_GIVEN DATA_
START

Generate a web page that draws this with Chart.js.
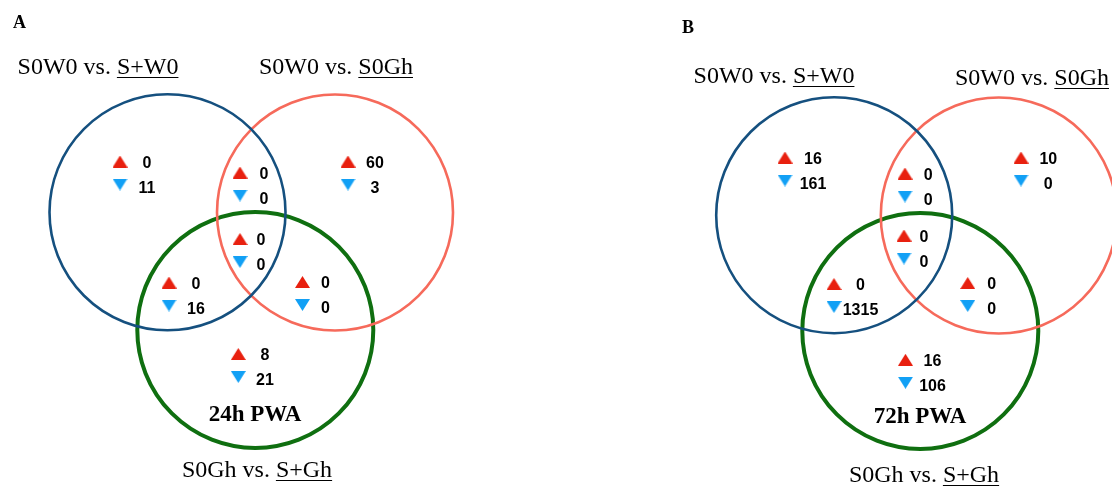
<!DOCTYPE html>
<html>
<head>
<meta charset="utf-8">
<script src="https://cdn.jsdelivr.net/npm/chart.js@4"></script>
<style>
  body { margin: 0; background: #fff; }
  canvas { display: block; }
</style>
</head>
<body>
<canvas id="venn" width="1112" height="486"></canvas>
<script>
// data
const panels = ["A", "B"];
const timepoints = ["24h PWA", "72h PWA"];
const comparisons = [["S0W0 vs. ", "S+W0"], ["S0W0 vs. ", "S0Gh"], ["S0Gh vs. ", "S+Gh"]];
const regions = ["S+W0 only", "S+W0 & S0Gh", "all three", "S0Gh only", "S+W0 & S+Gh", "S0Gh & S+Gh", "S+Gh only"];
const up24 = [0, 0, 0, 60, 0, 0, 8];
const down24 = [11, 0, 0, 3, 16, 0, 21];
const up72 = [16, 0, 0, 10, 0, 0, 16];
const down72 = [161, 0, 0, 0, 1315, 0, 106];
const upCounts = [up24, up72];
const downCounts = [down24, down72];

// layout, in pixels (y goes down)
const circleCenters = [
  [[167.5, 212.3], [335, 212.5], [255.3, 330]],
  [[834.2, 215.2], [998.8, 215.5], [920.3, 331]],
];
const circleColors = ["#15507f", "#f66a5b", "#0f6f10"];
const circleWidths = [2.6, 2.6, 4];
// [triangle x, up triangle y, count x] for each region
const regionPos = [
  [[120, 161.5, 147], [240, 172.5, 264], [240, 239, 261], [348, 161.5, 375], [169, 282.5, 196], [302.5, 282, 325.5], [238.3, 354, 265]],
  [[785, 157.5, 813], [905, 173.5, 928.3], [904, 235.5, 924], [1021, 157.5, 1048.3], [834, 284, 860.5], [967.7, 283, 991.7], [905.5, 359.8, 932.5]],
];
const labelPos = [
  { panel: [13, 28.3], sets: [[98, 74], [336, 74], [257, 476.5]], time: [255, 420.5] },
  { panel: [682, 33.3], sets: [[774, 82.5], [1032, 85], [924, 481.5]], time: [920, 422.5] },
];

function triangle(color, pointingUp) {
  const c = document.createElement("canvas");
  c.width = 15;
  c.height = 12;
  const g = c.getContext("2d");
  g.fillStyle = color;
  g.beginPath();
  if (pointingUp) {
    g.moveTo(7.5, 0); g.lineTo(15, 12); g.lineTo(0, 12);
  } else {
    g.moveTo(0, 0); g.lineTo(15, 0); g.lineTo(7.5, 12);
  }
  g.closePath();
  g.fill();
  return c;
}

const circleSets = comparisons.map((c, k) => ({
  label: c.join(""),
  data: panels.map((p, i) => ({ x: circleCenters[i][k][0], y: circleCenters[i][k][1] })),
  pointRadius: 118,
  pointHoverRadius: 118,
  pointBorderWidth: circleWidths[k],
  pointHoverBorderWidth: circleWidths[k],
  pointBorderColor: circleColors[k],
  pointBackgroundColor: "rgba(0,0,0,0)",
  clip: false,
  order: 2,
}));

const upPoints = [];
const downPoints = [];
panels.forEach((p, i) => {
  regions.forEach((r, j) => {
    const [tx, ty] = regionPos[i][j];
    upPoints.push({ x: tx, y: ty, n: upCounts[i][j] });
    downPoints.push({ x: tx, y: ty + 23, n: downCounts[i][j] });
  });
});

const vennText = {
  id: "vennText",
  afterDatasetsDraw(chart) {
    const { ctx, scales: { x, y } } = chart;
    ctx.save();
    ctx.fillStyle = "#000";
    ctx.strokeStyle = "#000";
    ctx.lineWidth = 1;
    panels.forEach((p, i) => {
      // counts
      ctx.font = "bold 16px 'Liberation Sans', Arial, sans-serif";
      ctx.textAlign = "center";
      ctx.textBaseline = "alphabetic";
      regions.forEach((r, j) => {
        const [tx, ty, cx] = regionPos[i][j];
        ctx.fillText(String(upCounts[i][j]), x.getPixelForValue(cx), y.getPixelForValue(ty + 6.3));
        ctx.fillText(String(downCounts[i][j]), x.getPixelForValue(cx), y.getPixelForValue(ty + 31));
      });
      // panel letter
      const L = labelPos[i];
      ctx.textAlign = "left";
      ctx.font = "bold 18px 'Liberation Serif', 'Times New Roman', serif";
      ctx.fillText(p, x.getPixelForValue(L.panel[0]), y.getPixelForValue(L.panel[1]));
      // time point
      ctx.textAlign = "center";
      ctx.font = "bold 23px 'Liberation Serif', 'Times New Roman', serif";
      ctx.fillText(timepoints[i], x.getPixelForValue(L.time[0]), y.getPixelForValue(L.time[1]));
      // comparison labels, second part underlined
      ctx.font = "24px 'Liberation Serif', 'Times New Roman', serif";
      ctx.textAlign = "left";
      comparisons.forEach((c, k) => {
        const w1 = ctx.measureText(c[0]).width;
        const w2 = ctx.measureText(c[1]).width;
        const left = x.getPixelForValue(L.sets[k][0]) - (w1 + w2) / 2;
        const base = y.getPixelForValue(L.sets[k][1]);
        ctx.fillText(c[0], left, base);
        ctx.fillText(c[1], left + w1, base);
        ctx.beginPath();
        ctx.moveTo(left + w1, Math.round(base + 3) + 0.5);
        ctx.lineTo(left + w1 + w2, Math.round(base + 3) + 0.5);
        ctx.stroke();
      });
    });
    ctx.restore();
  },
};

new Chart(document.getElementById("venn"), {
  type: "scatter",
  data: {
    datasets: [
      {
        label: "up",
        data: upPoints,
        pointStyle: triangle("#e8200f", true),
        order: 0,
      },
      {
        label: "down",
        data: downPoints,
        pointStyle: triangle("#12a0f5", false),
        order: 1,
      },
      ...circleSets,
    ],
  },
  options: {
    responsive: false,
    animation: false,
    events: [],
    layout: { padding: 0, autoPadding: false },
    plugins: { legend: { display: false }, tooltip: { enabled: false } },
    scales: {
      x: { type: "linear", min: 0, max: 1112, display: false },
      y: { type: "linear", min: 0, max: 486, reverse: true, display: false },
    },
  },
  plugins: [vennText],
});
</script>
</body>
</html>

END

_DIRECTIVE_
Restate the whole of the material word for word without the pictures.

_WRITTEN SOLUTION_
Generate a web page that draws this with Chart.js.
<!DOCTYPE html>
<html>
<head>
<meta charset="utf-8">
<script src="https://cdn.jsdelivr.net/npm/chart.js@4"></script>
<style>
  body { margin: 0; background: #fff; }
  canvas { display: block; }
</style>
</head>
<body>
<canvas id="venn" width="1112" height="486"></canvas>
<script>
// data
const panels = ["A", "B"];
const timepoints = ["24h PWA", "72h PWA"];
const comparisons = [["S0W0 vs. ", "S+W0"], ["S0W0 vs. ", "S0Gh"], ["S0Gh vs. ", "S+Gh"]];
const regions = ["S+W0 only", "S+W0 & S0Gh", "all three", "S0Gh only", "S+W0 & S+Gh", "S0Gh & S+Gh", "S+Gh only"];
const up24 = [0, 0, 0, 60, 0, 0, 8];
const down24 = [11, 0, 0, 3, 16, 0, 21];
const up72 = [16, 0, 0, 10, 0, 0, 16];
const down72 = [161, 0, 0, 0, 1315, 0, 106];
const upCounts = [up24, up72];
const downCounts = [down24, down72];

// layout, in pixels (y goes down)
const circleCenters = [
  [[167.5, 212.3], [335, 212.5], [255.3, 330]],
  [[834.2, 215.2], [998.8, 215.5], [920.3, 331]],
];
const circleColors = ["#15507f", "#f66a5b", "#0f6f10"];
const circleWidths = [2.6, 2.6, 4];
// [triangle x, up triangle y, count x] for each region
const regionPos = [
  [[120, 161.5, 147], [240, 172.5, 264], [240, 239, 261], [348, 161.5, 375], [169, 282.5, 196], [302.5, 282, 325.5], [238.3, 354, 265]],
  [[785, 157.5, 813], [905, 173.5, 928.3], [904, 235.5, 924], [1021, 157.5, 1048.3], [834, 284, 860.5], [967.7, 283, 991.7], [905.5, 359.8, 932.5]],
];
const labelPos = [
  { panel: [13, 28.3], sets: [[98, 74], [336, 74], [257, 476.5]], time: [255, 420.5] },
  { panel: [682, 33.3], sets: [[774, 82.5], [1032, 85], [924, 481.5]], time: [920, 422.5] },
];

function triangle(color, pointingUp) {
  const c = document.createElement("canvas");
  c.width = 15;
  c.height = 12;
  const g = c.getContext("2d");
  g.fillStyle = color;
  g.beginPath();
  if (pointingUp) {
    g.moveTo(7.5, 0); g.lineTo(15, 12); g.lineTo(0, 12);
  } else {
    g.moveTo(0, 0); g.lineTo(15, 0); g.lineTo(7.5, 12);
  }
  g.closePath();
  g.fill();
  return c;
}

const circleSets = comparisons.map((c, k) => ({
  label: c.join(""),
  data: panels.map((p, i) => ({ x: circleCenters[i][k][0], y: circleCenters[i][k][1] })),
  pointRadius: 118,
  pointHoverRadius: 118,
  pointBorderWidth: circleWidths[k],
  pointHoverBorderWidth: circleWidths[k],
  pointBorderColor: circleColors[k],
  pointBackgroundColor: "rgba(0,0,0,0)",
  clip: false,
  order: 2,
}));

const upPoints = [];
const downPoints = [];
panels.forEach((p, i) => {
  regions.forEach((r, j) => {
    const [tx, ty] = regionPos[i][j];
    upPoints.push({ x: tx, y: ty, n: upCounts[i][j] });
    downPoints.push({ x: tx, y: ty + 23, n: downCounts[i][j] });
  });
});

const vennText = {
  id: "vennText",
  afterDatasetsDraw(chart) {
    const { ctx, scales: { x, y } } = chart;
    ctx.save();
    ctx.fillStyle = "#000";
    ctx.strokeStyle = "#000";
    ctx.lineWidth = 1;
    panels.forEach((p, i) => {
      // counts
      ctx.font = "bold 16px 'Liberation Sans', Arial, sans-serif";
      ctx.textAlign = "center";
      ctx.textBaseline = "alphabetic";
      regions.forEach((r, j) => {
        const [tx, ty, cx] = regionPos[i][j];
        ctx.fillText(String(upCounts[i][j]), x.getPixelForValue(cx), y.getPixelForValue(ty + 6.3));
        ctx.fillText(String(downCounts[i][j]), x.getPixelForValue(cx), y.getPixelForValue(ty + 31));
      });
      // panel letter
      const L = labelPos[i];
      ctx.textAlign = "left";
      ctx.font = "bold 18px 'Liberation Serif', 'Times New Roman', serif";
      ctx.fillText(p, x.getPixelForValue(L.panel[0]), y.getPixelForValue(L.panel[1]));
      // time point
      ctx.textAlign = "center";
      ctx.font = "bold 23px 'Liberation Serif', 'Times New Roman', serif";
      ctx.fillText(timepoints[i], x.getPixelForValue(L.time[0]), y.getPixelForValue(L.time[1]));
      // comparison labels, second part underlined
      ctx.font = "24px 'Liberation Serif', 'Times New Roman', serif";
      ctx.textAlign = "left";
      comparisons.forEach((c, k) => {
        const w1 = ctx.measureText(c[0]).width;
        const w2 = ctx.measureText(c[1]).width;
        const left = x.getPixelForValue(L.sets[k][0]) - (w1 + w2) / 2;
        const base = y.getPixelForValue(L.sets[k][1]);
        ctx.fillText(c[0], left, base);
        ctx.fillText(c[1], left + w1, base);
        ctx.beginPath();
        ctx.moveTo(left + w1, Math.round(base + 3) + 0.5);
        ctx.lineTo(left + w1 + w2, Math.round(base + 3) + 0.5);
        ctx.stroke();
      });
    });
    ctx.restore();
  },
};

new Chart(document.getElementById("venn"), {
  type: "scatter",
  data: {
    datasets: [
      {
        label: "up",
        data: upPoints,
        pointStyle: triangle("#e8200f", true),
        order: 0,
      },
      {
        label: "down",
        data: downPoints,
        pointStyle: triangle("#12a0f5", false),
        order: 1,
      },
      ...circleSets,
    ],
  },
  options: {
    responsive: false,
    animation: false,
    events: [],
    layout: { padding: 0, autoPadding: false },
    plugins: { legend: { display: false }, tooltip: { enabled: false } },
    scales: {
      x: { type: "linear", min: 0, max: 1112, display: false },
      y: { type: "linear", min: 0, max: 486, reverse: true, display: false },
    },
  },
  plugins: [vennText],
});
</script>
</body>
</html>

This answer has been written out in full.